1. The Traffic Citation
Defendants argue the Plaintiffs should be precluded from introducing the traffic citation Jencks received following the incident. “Numerous federal district courts have held that evidence of a traffic citation is only admissible if the defendant pleaded guilty to the citation.”1 Additionally, “the mere payment of a traffic citation does not constitute an admission against interest or confession of guilt.”2 Here, Plaintiffs have not alleged that Jencks plead guilty to the citation. Accordingly, Defendants motion to exclude evidence of Jencks’s citation is granted.

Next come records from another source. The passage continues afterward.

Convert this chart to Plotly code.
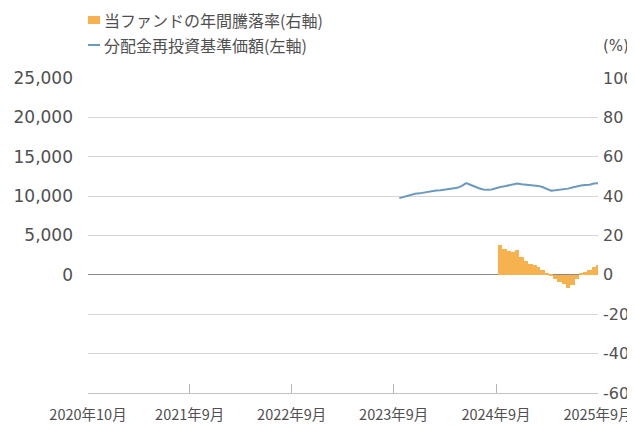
import plotly.graph_objects as go

# ---- data ----
nav_dates = [
    "2023-10-20", "2023-10-31", "2023-11-15", "2023-11-30", "2023-12-15", "2023-12-31",
    "2024-01-15", "2024-01-31", "2024-02-15", "2024-02-29", "2024-03-15", "2024-03-31",
    "2024-04-15", "2024-04-30", "2024-05-15", "2024-05-31", "2024-06-15", "2024-06-30",
    "2024-07-15", "2024-07-31", "2024-08-15", "2024-08-31", "2024-09-15", "2024-09-30",
    "2024-10-15", "2024-10-31", "2024-11-15", "2024-11-30", "2024-12-15", "2024-12-31",
    "2025-01-15", "2025-01-31", "2025-02-15", "2025-02-28", "2025-03-15", "2025-03-31",
    "2025-04-15", "2025-04-30", "2025-05-15", "2025-05-31", "2025-06-15", "2025-06-30",
    "2025-07-15", "2025-07-31", "2025-08-15", "2025-08-31", "2025-09-15", "2025-09-30",
]
nav_values = [
    9750, 9850, 10050, 10200, 10300, 10350,
    10450, 10550, 10600, 10700, 10750, 10850,
    10900, 10950, 11050, 11300, 11650, 11450,
    11200, 11000, 10850, 10800, 10850, 11050,
    11150, 11250, 11350, 11450, 11600, 11500,
    11450, 11400, 11350, 11300, 11150, 10900,
    10700, 10750, 10800, 10850, 10950, 11100,
    11250, 11350, 11400, 11450, 11600, 11650,
]

ret_dates = [
    "2024-10-15", "2024-10-31", "2024-11-15", "2024-11-30", "2024-12-15", "2024-12-31",
    "2025-01-15", "2025-01-31", "2025-02-15", "2025-02-28", "2025-03-15", "2025-03-31",
    "2025-04-15", "2025-04-30", "2025-05-15", "2025-05-31", "2025-06-15", "2025-06-30",
    "2025-07-15", "2025-07-31", "2025-08-15", "2025-08-31", "2025-09-15", "2025-09-30",
]
ret_values = [
    15, 13, 12, 11.5, 12.5, 9,
    7, 5.5, 5, 4, 2.5, 1,
    -0.5, -2, -3.5, -4.5, -6.5, -5,
    -2, 0.5, 1.5, 2.5, 4, 5,
]

x_tickvals = ["2020-10-01", "2021-09-30", "2022-09-30", "2023-09-30", "2024-09-30", "2025-09-30"]
x_ticktext = ["2020年10月", "2021年9月", "2022年9月", "2023年9月", "2024年9月", "2025年9月"]

left_tickvals = [-15000, -10000, -5000, 0, 5000, 10000, 15000, 20000, 25000]
left_ticktext = ["", "", "", "0", "5,000", "10,000", "15,000", "20,000", "25,000"]
right_tickvals = [-60, -40, -20, 0, 20, 40, 60, 80, 100]
right_ticktext = ["-60", "-40", "-20", "0", "20", "40", "60", "80", "100"]

legend_bar = "当ファンドの年間騰落率(右軸)"
legend_line = "分配金再投資基準価額(左軸)"

BAR_COLOR = "#F6B24E"
LINE_COLOR = "#6A9AC0"
TEXT_COLOR = "#505050"
FONT = "Noto Sans CJK JP"
NUM_FONT = "DejaVu Sans"

fig = go.Figure()
fig.add_trace(go.Bar(
    x=ret_dates, y=ret_values, yaxis="y2", name=legend_bar,
    marker=dict(color=BAR_COLOR, line=dict(width=0)),
    width=16 * 86400000, showlegend=False,
))
fig.add_trace(go.Scatter(
    x=nav_dates, y=nav_values, yaxis="y", mode="lines", name=legend_line,
    line=dict(color=LINE_COLOR, width=2), showlegend=False,
))

# page body has an 8px margin, so the figure is placed at (8, 8) in the window
OFF = 8
W, H = 635 - OFF, 430 - OFF
L, T = 88 - OFF, 78 - OFF
PR, PB = 598 - OFF, 393 - OFF
R, B = W - PR, H - PB
pw, ph = PR - L, PB - T


def px_x(x):  # x in window pixels -> paper
    return (x - OFF - L) / pw


def px_y(y):  # y in window pixels -> paper
    return (PB - (y - OFF)) / ph


# custom legend
fig.add_shape(type="rect", xref="paper", yref="paper",
              x0=px_x(88), x1=px_x(100), y0=px_y(24), y1=px_y(16),
              fillcolor=BAR_COLOR, line=dict(width=0))
fig.add_shape(type="line", xref="paper", yref="paper",
              x0=px_x(88), x1=px_x(100), y0=px_y(45), y1=px_y(45),
              line=dict(color=LINE_COLOR, width=2))
fig.add_annotation(xref="paper", yref="paper", x=px_x(102), y=px_y(20),
                   text=legend_bar, showarrow=False, xanchor="left", yanchor="middle",
                   font=dict(size=16, color=TEXT_COLOR, family=FONT))
fig.add_annotation(xref="paper", yref="paper", x=px_x(102), y=px_y(45),
                   text=legend_line, showarrow=False, xanchor="left", yanchor="middle",
                   font=dict(size=16, color=TEXT_COLOR, family=FONT))
fig.add_annotation(xref="paper", yref="paper", x=px_x(601), y=px_y(46),
                   text="(%)", showarrow=False, xanchor="left", yanchor="middle",
                   font=dict(size=15, color=TEXT_COLOR, family=NUM_FONT))

fig.update_layout(
    width=W, height=H,
    margin=dict(l=L, r=R, t=T, b=B, pad=0, autoexpand=False),
    paper_bgcolor="white", plot_bgcolor="white",
    font=dict(family=FONT, color=TEXT_COLOR, size=15),
    bargap=0,
    xaxis=dict(
        type="date", range=["2020-10-01", "2025-09-30"],
        tickmode="array", tickvals=x_tickvals, ticktext=x_ticktext,
        ticks="inside", ticklen=9, tickcolor="#b5b5b5",
        showgrid=False, showline=True, linecolor="#c4c4c4", linewidth=1,
        zeroline=False,
        tickfont=dict(size=14.5, color=TEXT_COLOR, family=FONT),
        ticklabelstandoff=9, automargin=False,
    ),
    yaxis=dict(
        range=[-15000, 25000], tickmode="array",
        tickvals=left_tickvals, ticktext=left_ticktext,
        showgrid=True, gridcolor="#d6d6d6", gridwidth=1,
        zeroline=True, zerolinecolor="#8a8a8a", zerolinewidth=1.2,
        showline=False, ticks="", ticklabelstandoff=14, automargin=False,
        tickfont=dict(size=17, color=TEXT_COLOR, family=NUM_FONT),
    ),
    yaxis2=dict(
        range=[-60, 100], overlaying="y", side="right", tickmode="array",
        tickvals=right_tickvals, ticktext=right_ticktext,
        showgrid=False, zeroline=False, showline=False, ticks="",
        ticklabelstandoff=4, automargin=False,
        tickfont=dict(size=16, color=TEXT_COLOR, family=NUM_FONT),
    ),
)

fig.write_html("out.html")
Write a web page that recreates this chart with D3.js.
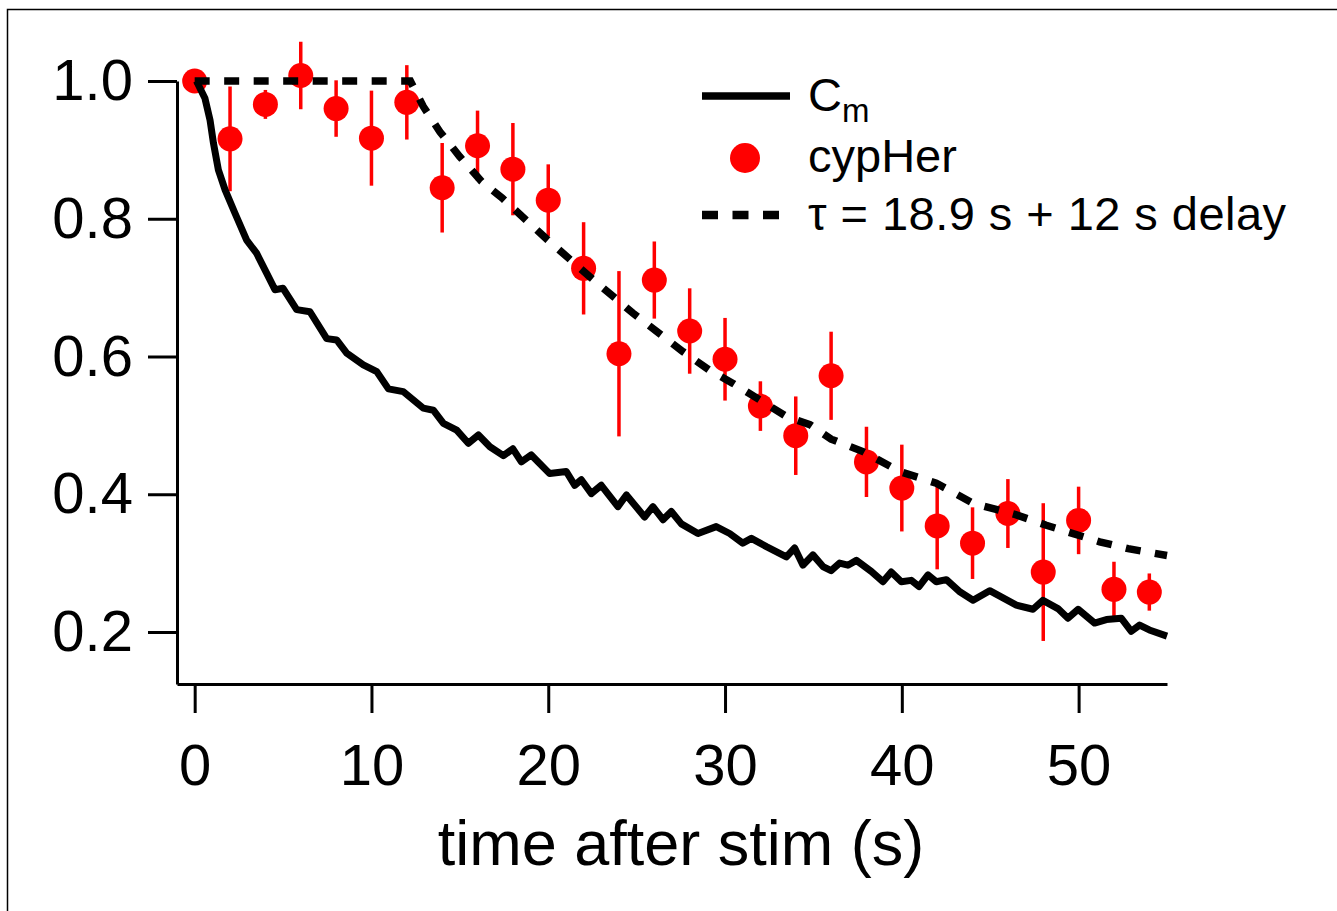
<!DOCTYPE html>
<html>
<head>
<meta charset="utf-8">
<script src="https://cdn.jsdelivr.net/npm/d3@7"></script>
<style>
  body { margin: 0; background: #fff; }
  text { font-family: Arial, "Liberation Sans", sans-serif; fill: #000; }
</style>
</head>
<body>
<div id="chart"></div>
<script>
/* normalised Cm trace vs cypHer spots after stimulation */

// Cm trace (black solid line)
const cmTime = [0.1, 0.58, 0.87, 1.06, 1.34, 1.72, 2.28, 2.94, 3.5, 4.07, 4.54, 5.0, 5.77, 6.52, 7.47,
  8.03, 8.6, 9.54, 10.3, 10.96, 11.8, 12.93, 13.5, 14.07, 14.82, 15.48, 16.05, 16.7, 17.46, 18.0,
  18.48, 19.04, 20.08, 21.02, 21.5, 21.87, 22.44, 23.0, 23.94, 24.42, 25.45, 25.92, 26.49, 26.96,
  27.53, 28.47, 29.5, 30.26, 31.0, 31.49, 32.34, 33.47, 33.94, 34.41, 34.97, 35.54, 36.0, 36.48,
  36.95, 37.43, 38.27, 38.93, 39.4, 39.97, 40.53, 40.97, 41.48, 41.95, 42.52, 43.3, 44.03, 44.97,
  46.48, 47.42, 47.98, 48.83, 49.4, 49.97, 50.9, 51.57, 52.41, 52.98, 53.45, 54.0, 55.0];
const cmValue = [1.0, 0.975, 0.943, 0.910, 0.871, 0.842, 0.808, 0.769, 0.750, 0.721, 0.697, 0.699, 0.668, 0.665, 0.626,
  0.624, 0.605, 0.588, 0.578, 0.553, 0.549, 0.525, 0.522, 0.503, 0.493, 0.474, 0.486, 0.469, 0.456, 0.466,
  0.447, 0.457, 0.430, 0.433, 0.413, 0.421, 0.401, 0.413, 0.382, 0.399, 0.367, 0.382, 0.363, 0.375,
  0.357, 0.343, 0.353, 0.343, 0.329, 0.336, 0.324, 0.309, 0.322, 0.297, 0.312, 0.295, 0.289, 0.300,
  0.297, 0.304, 0.288, 0.273, 0.287, 0.273, 0.275, 0.266, 0.283, 0.273, 0.276, 0.258, 0.246, 0.260,
  0.239, 0.233, 0.246, 0.234, 0.220, 0.233, 0.213, 0.218, 0.220, 0.201, 0.210, 0.203, 0.194];

// cypHer (red points with error bars)
const cypTime = [0, 2, 4, 6, 8, 10, 12, 14, 16, 18, 20, 22, 24, 26, 28, 30, 32, 34, 36, 38, 40, 42, 44, 46, 48, 50, 52, 54];
const cypValue = [1.000, 0.916, 0.966, 1.008, 0.960, 0.917, 0.969, 0.845, 0.906, 0.872, 0.827, 0.728, 0.604, 0.711,
  0.637, 0.596, 0.528, 0.485, 0.572, 0.447, 0.409, 0.354, 0.329, 0.372, 0.287, 0.362, 0.262, 0.258];
const cypErr = [0, 0.076, 0.021, 0.049, 0.041, 0.069, 0.054, 0.065, 0.051, 0.067, 0.052, 0.067, 0.12, 0.056,
  0.062, 0.060, 0.036, 0.057, 0.064, 0.051, 0.063, 0.063, 0.052, 0.050, 0.100, 0.049, 0.040, 0.027];

// fit (black dashed line)
const fitTime = [0, 12.2, 12.93, 13.88, 15.0, 16.23, 17.4, 19.98, 22.34, 24.79, 27.62, 29.13, 30.45, 33.47,
  34.8, 36.0, 37.8, 39.88, 41.95, 44.02, 46.48, 48.17, 51.19, 52.8, 55.0];
const fitValue = [1.0, 1.0, 0.963, 0.926, 0.890, 0.854, 0.830, 0.769, 0.716, 0.663, 0.607, 0.580, 0.561, 0.513,
  0.501, 0.480, 0.462, 0.433, 0.416, 0.387, 0.370, 0.355, 0.331, 0.321, 0.311];

const xTicks = [0, 10, 20, 30, 40, 50];
const yTicks = [0.2, 0.4, 0.6, 0.8, 1.0];
const legendLabels = ["C", "cypHer", "\u03c4 = 18.9 s + 12 s delay"];

const width = 1337, height = 911;

const svg = d3.select("#chart").append("svg")
    .attr("width", width)
    .attr("height", height);

// page frame (top and left edge only)
svg.append("path")
    .attr("d", "M7.5,911 L7.5,9.5 L1337,9.5")
    .attr("fill", "none")
    .attr("stroke", "#000")
    .attr("stroke-width", 1.5);

const x = d3.scaleLinear().domain([-1, 55]).range([177, 1167]);
const y = d3.scaleLinear().domain([0.1245, 1.0]).range([684, 81]);

// axes
const xAxis = g => g
    .attr("transform", "translate(0,684)")
    .call(d3.axisBottom(x).tickValues(xTicks).tickFormat(d3.format("d"))
        .tickSize(29).tickSizeOuter(0).tickPadding(31));
const yAxis = g => g
    .attr("transform", "translate(177,0)")
    .call(d3.axisLeft(y).tickValues(yTicks).tickFormat(d3.format(".1f"))
        .tickSize(29).tickSizeOuter(0).tickPadding(15));

const gx = svg.append("g").call(xAxis);
const gy = svg.append("g").call(yAxis);
for (const g of [gx, gy]) {
    g.select(".domain").attr("stroke", "#000").attr("stroke-width", 3);
    g.selectAll(".tick line").attr("stroke", "#000").attr("stroke-width", 3);
    g.selectAll(".tick text").attr("font-size", 58).attr("fill", "#000")
        .attr("font-family", "Arial, 'Liberation Sans', sans-serif");
}

svg.append("text")
    .attr("x", 681)
    .attr("y", 865)
    .attr("text-anchor", "middle")
    .attr("font-size", 63)
    .text("time after stim (s)");

// cypHer error bars and points
const cyp = cypTime.map((t, i) => ({t: t, v: cypValue[i], e: cypErr[i]}));

svg.append("g").selectAll("line")
    .data(cyp.filter(d => d.e > 0))
    .join("line")
    .attr("x1", d => x(d.t))
    .attr("x2", d => x(d.t))
    .attr("y1", d => y(d.v + d.e))
    .attr("y2", d => y(d.v - d.e))
    .attr("stroke", "#ff0000")
    .attr("stroke-width", 3.5);

svg.append("g").selectAll("circle")
    .data(cyp)
    .join("circle")
    .attr("cx", d => x(d.t))
    .attr("cy", d => y(d.v))
    .attr("r", 12.5)
    .attr("fill", "#ff0000");

// Cm trace
const line = d3.line().x(d => x(d[0])).y(d => y(d[1]));

svg.append("path")
    .datum(cmTime.map((t, i) => [t, cmValue[i]]))
    .attr("d", line)
    .attr("fill", "none")
    .attr("stroke", "#000")
    .attr("stroke-width", 7)
    .attr("stroke-linejoin", "round");

// fit
svg.append("path")
    .datum(fitTime.map((t, i) => [t, fitValue[i]]))
    .attr("d", line)
    .attr("fill", "none")
    .attr("stroke", "#000")
    .attr("stroke-width", 7.5)
    .attr("stroke-dasharray", "15,14.5");

// legend
const lg = svg.append("g").attr("class", "legend");
lg.append("line")
    .attr("x1", 702).attr("x2", 790)
    .attr("y1", 96).attr("y2", 96)
    .attr("stroke", "#000").attr("stroke-width", 7.5);
lg.append("circle")
    .attr("cx", 745).attr("cy", 158).attr("r", 15)
    .attr("fill", "#ff0000");
lg.append("line")
    .attr("x1", 702).attr("x2", 779)
    .attr("y1", 215).attr("y2", 215)
    .attr("stroke", "#000").attr("stroke-width", 8.5)
    .attr("stroke-dasharray", "16,14.5");

const cm = lg.append("text")
    .attr("x", 808).attr("y", 111)
    .attr("font-size", 47);
cm.append("tspan").text(legendLabels[0]);
cm.append("tspan").attr("font-size", 33).attr("dy", 11).text("m");

lg.append("text")
    .attr("x", 808).attr("y", 172)
    .attr("font-size", 47)
    .text(legendLabels[1]);
lg.append("text")
    .attr("x", 808).attr("y", 230)
    .attr("font-size", 47)
    .attr("textLength", 478)
    .text(legendLabels[2]);
</script>
</body>
</html>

2. The Motor Vehicle Crash Report
Defendants ask this Court to exclude the responding officer’s motor vehicle crash report. “[A]ccident reports are out-of-court statements offered for the truth of the matters asserted therein and therefore constitute hearsay under [Federal Rule of Evidence] 801(c).”3 Yet, a police report may qualify as a public record excluded from the rule against hearsay under Federal Rule of Evidence 803(8) if “it sets out the ‘factual findings from a legally authorized investigation’ and ‘the opponent does not show that the source of the information or other circumstance indicate a lack of trustworthiness.’ ”4 Defendants allege that the police report in this matter lacks trustworthiness because the officer did not witness the Incident. The Court, however, does not find this fact indicative of a lack of trustworthiness and therefore finds the report admissible under the hearsay exception.5

*2 Despite the report’s admissibility, “the Fifth Circuit has consistently excluded the portions of police reports that contained the officer’s opinions and conclusions.”6 Additionally, witness statements contained within the report are hearsay within hearsay and each statement must independently conform with a hearsay exception to be admissible.7 As the report itself is not currently before the Court and Plaintiffs do not argue the applicability of any additional hearsay exceptions, the Court finds that only the officer’s first-hand observations are admissible. If Plaintiffs intend to offer the report into evidence, all excluded portions of the report must be redacted.8

3. Jencks’s Prior and Subsequent Vehicle Collisions and Arrests
Defendants move to exclude evidence of Jencks’s vehicle collisions prior and subsequent to the Incident, as well as Jencks’s criminal history. Under Federal Rule of Evidence 403, “[t]he court may exclude relevant evidence if its probative value is substantially outweighed by a danger of one or more of the following: unfair prejudice, confusing the issues, misleading the jury, undue delay, wasting time, or needlessly presenting cumulative evidence.” The Court finds that evidence of Jencks’s prior and subsequent collisions and arrests is more prejudicial than probative and therefore grants Defendants’ request to have such evidence excluded.

CONCLUSION
For the foregoing reasons, Defendants’ Motion in Limine (Doc. 46) is GRANTED IN PART as explained herein.

All Citations
Slip Copy, 2021 WL 184899

Footnotes

1
Robert v. Maurice, No. CV 18-11632, 2020 WL 4043097, at *6 (E.D. La. July 17, 2020) (and cases cited therein); Bergeron v. Great W. Cas. Co., No. CIV.A. 14-13, 2015 WL 3505091, at *4 (E.D. La. June 3, 2015) (and cases cited therein).

2
Bergeron, 2015 WL 3505091, at *4.

3
Iglinsky v. Player, No. CIV.A. 08-650-BAJ-CN, 2010 WL 4925000, at *5 (M.D. La. July 16, 2010), report and recommendation adopted, No. CIV.A. 08-650-BAJ-CN, 2010 WL 4905984 (M.D. La. Nov. 24, 2010).

4
Robert, 2020 WL 4043097, at *6 (quoting Fed. R. Evid. 803(8)).

5
See Williams v. Gaitsch, No. 5:08-CV-0772, 2011 WL 13286179, at *2 (W.D. La. May 26, 2011) (“Further this Court finds no evidence to support a finding that it is not trustworthy. Consequently, the portions of the report that reflect the police officers first-hand observations based on his investigation and experience are properly admissible.”).

6
Id.

7
Id.; Fed. R. Evid. 805.

8
See Robert, 2020 WL 4043097, at *6 (finding the police report admissible under Federal Rule of Evidence 803(8) but requiring that references to the cause of the accident or fault be redacted).